■ PROVIDED DATA ■
================================
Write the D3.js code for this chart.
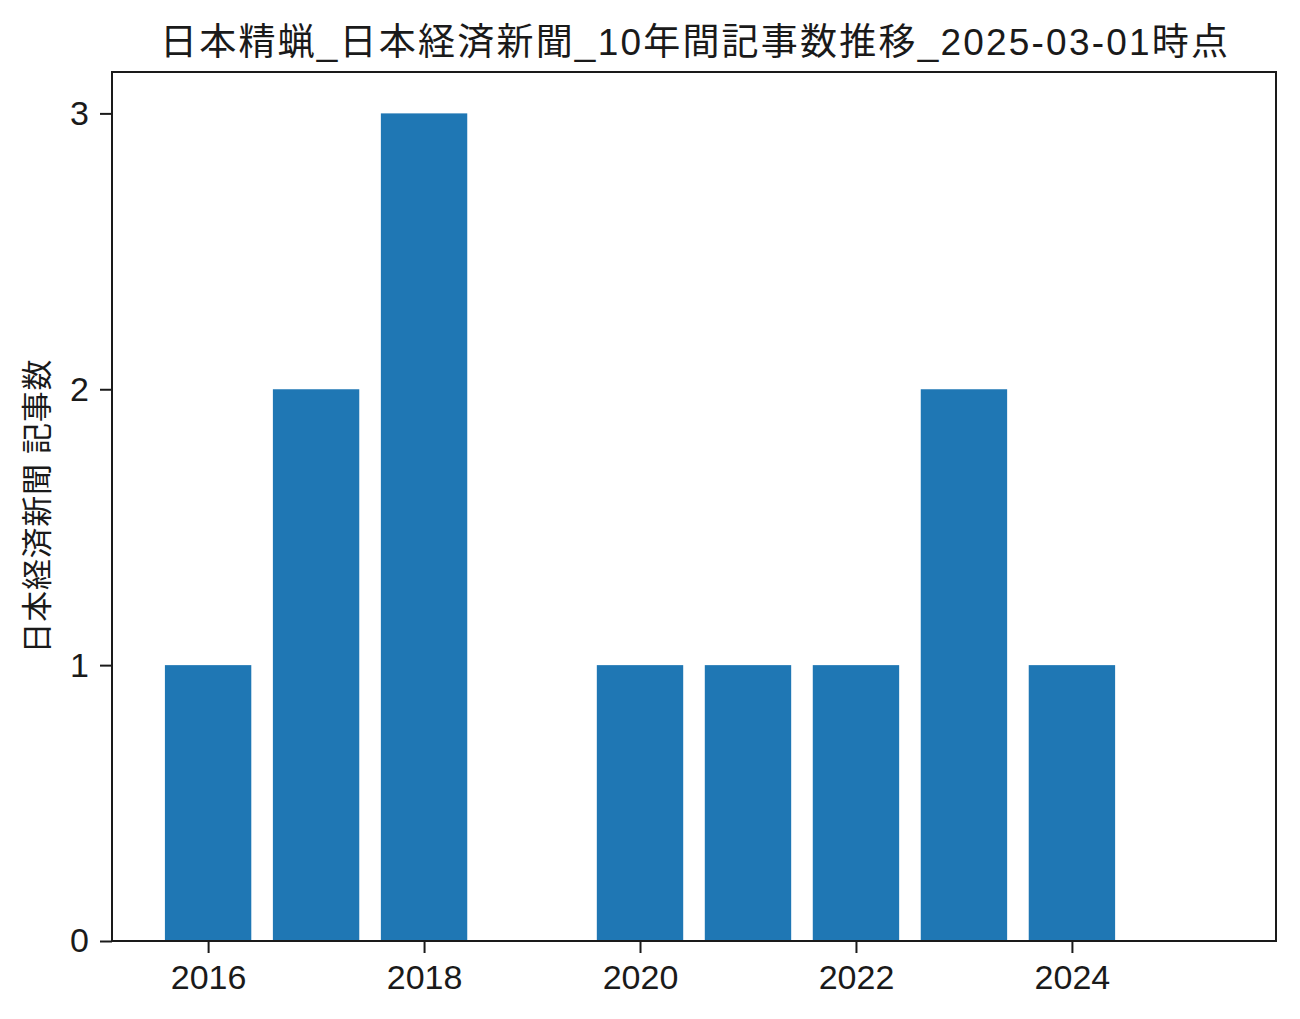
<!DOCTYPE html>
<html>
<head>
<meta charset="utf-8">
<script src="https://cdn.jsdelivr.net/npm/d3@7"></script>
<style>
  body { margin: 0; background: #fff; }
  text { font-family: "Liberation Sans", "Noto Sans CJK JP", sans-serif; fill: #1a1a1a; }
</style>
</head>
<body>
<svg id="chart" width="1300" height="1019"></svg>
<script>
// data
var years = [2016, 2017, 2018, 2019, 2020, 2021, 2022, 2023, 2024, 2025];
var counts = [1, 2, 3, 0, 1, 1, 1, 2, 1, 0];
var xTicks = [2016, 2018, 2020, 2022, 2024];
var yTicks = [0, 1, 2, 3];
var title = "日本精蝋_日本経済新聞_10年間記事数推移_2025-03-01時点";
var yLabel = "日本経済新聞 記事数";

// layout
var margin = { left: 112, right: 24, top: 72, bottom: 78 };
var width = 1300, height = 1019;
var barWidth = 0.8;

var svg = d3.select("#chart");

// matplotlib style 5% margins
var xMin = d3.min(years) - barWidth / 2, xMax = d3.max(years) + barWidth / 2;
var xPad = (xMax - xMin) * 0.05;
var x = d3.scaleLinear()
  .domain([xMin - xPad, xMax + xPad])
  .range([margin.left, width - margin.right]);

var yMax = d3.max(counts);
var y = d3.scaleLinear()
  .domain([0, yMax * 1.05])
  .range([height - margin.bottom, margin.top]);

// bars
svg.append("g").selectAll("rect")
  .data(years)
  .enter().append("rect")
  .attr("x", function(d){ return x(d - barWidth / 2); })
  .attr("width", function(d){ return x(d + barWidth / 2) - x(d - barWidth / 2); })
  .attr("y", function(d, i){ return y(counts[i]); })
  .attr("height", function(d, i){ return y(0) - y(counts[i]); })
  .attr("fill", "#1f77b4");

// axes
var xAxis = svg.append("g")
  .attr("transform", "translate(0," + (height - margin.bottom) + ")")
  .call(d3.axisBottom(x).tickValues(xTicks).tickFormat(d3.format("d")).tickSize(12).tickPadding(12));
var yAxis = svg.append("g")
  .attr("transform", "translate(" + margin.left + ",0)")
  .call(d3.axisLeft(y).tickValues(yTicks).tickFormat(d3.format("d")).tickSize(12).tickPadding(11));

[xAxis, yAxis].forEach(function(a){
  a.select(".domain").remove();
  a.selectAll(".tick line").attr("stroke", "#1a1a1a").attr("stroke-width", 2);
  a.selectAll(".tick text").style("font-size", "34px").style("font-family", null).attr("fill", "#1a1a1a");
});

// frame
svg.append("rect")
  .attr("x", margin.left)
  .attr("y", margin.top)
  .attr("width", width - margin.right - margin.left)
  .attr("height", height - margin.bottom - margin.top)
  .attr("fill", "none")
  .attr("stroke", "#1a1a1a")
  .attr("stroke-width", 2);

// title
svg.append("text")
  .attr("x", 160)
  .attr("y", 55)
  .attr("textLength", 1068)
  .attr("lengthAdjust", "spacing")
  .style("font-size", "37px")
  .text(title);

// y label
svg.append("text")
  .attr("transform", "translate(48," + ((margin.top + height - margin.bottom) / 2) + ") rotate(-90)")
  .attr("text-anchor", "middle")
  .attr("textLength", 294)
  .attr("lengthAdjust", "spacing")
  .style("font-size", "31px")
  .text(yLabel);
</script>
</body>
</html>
================================
■ WHAT NEEDS TO BE DONE ■
Copy out all of the data word for word. Do not carry over any picture.

■ THE ANSWER ■
Write the D3.js code for this chart.
<!DOCTYPE html>
<html>
<head>
<meta charset="utf-8">
<script src="https://cdn.jsdelivr.net/npm/d3@7"></script>
<style>
  body { margin: 0; background: #fff; }
  text { font-family: "Liberation Sans", "Noto Sans CJK JP", sans-serif; fill: #1a1a1a; }
</style>
</head>
<body>
<svg id="chart" width="1300" height="1019"></svg>
<script>
// data
var years = [2016, 2017, 2018, 2019, 2020, 2021, 2022, 2023, 2024, 2025];
var counts = [1, 2, 3, 0, 1, 1, 1, 2, 1, 0];
var xTicks = [2016, 2018, 2020, 2022, 2024];
var yTicks = [0, 1, 2, 3];
var title = "日本精蝋_日本経済新聞_10年間記事数推移_2025-03-01時点";
var yLabel = "日本経済新聞 記事数";

// layout
var margin = { left: 112, right: 24, top: 72, bottom: 78 };
var width = 1300, height = 1019;
var barWidth = 0.8;

var svg = d3.select("#chart");

// matplotlib style 5% margins
var xMin = d3.min(years) - barWidth / 2, xMax = d3.max(years) + barWidth / 2;
var xPad = (xMax - xMin) * 0.05;
var x = d3.scaleLinear()
  .domain([xMin - xPad, xMax + xPad])
  .range([margin.left, width - margin.right]);

var yMax = d3.max(counts);
var y = d3.scaleLinear()
  .domain([0, yMax * 1.05])
  .range([height - margin.bottom, margin.top]);

// bars
svg.append("g").selectAll("rect")
  .data(years)
  .enter().append("rect")
  .attr("x", function(d){ return x(d - barWidth / 2); })
  .attr("width", function(d){ return x(d + barWidth / 2) - x(d - barWidth / 2); })
  .attr("y", function(d, i){ return y(counts[i]); })
  .attr("height", function(d, i){ return y(0) - y(counts[i]); })
  .attr("fill", "#1f77b4");

// axes
var xAxis = svg.append("g")
  .attr("transform", "translate(0," + (height - margin.bottom) + ")")
  .call(d3.axisBottom(x).tickValues(xTicks).tickFormat(d3.format("d")).tickSize(12).tickPadding(12));
var yAxis = svg.append("g")
  .attr("transform", "translate(" + margin.left + ",0)")
  .call(d3.axisLeft(y).tickValues(yTicks).tickFormat(d3.format("d")).tickSize(12).tickPadding(11));

[xAxis, yAxis].forEach(function(a){
  a.select(".domain").remove();
  a.selectAll(".tick line").attr("stroke", "#1a1a1a").attr("stroke-width", 2);
  a.selectAll(".tick text").style("font-size", "34px").style("font-family", null).attr("fill", "#1a1a1a");
});

// frame
svg.append("rect")
  .attr("x", margin.left)
  .attr("y", margin.top)
  .attr("width", width - margin.right - margin.left)
  .attr("height", height - margin.bottom - margin.top)
  .attr("fill", "none")
  .attr("stroke", "#1a1a1a")
  .attr("stroke-width", 2);

// title
svg.append("text")
  .attr("x", 160)
  .attr("y", 55)
  .attr("textLength", 1068)
  .attr("lengthAdjust", "spacing")
  .style("font-size", "37px")
  .text(title);

// y label
svg.append("text")
  .attr("transform", "translate(48," + ((margin.top + height - margin.bottom) / 2) + ") rotate(-90)")
  .attr("text-anchor", "middle")
  .attr("textLength", 294)
  .attr("lengthAdjust", "spacing")
  .style("font-size", "31px")
  .text(yLabel);
</script>
</body>
</html>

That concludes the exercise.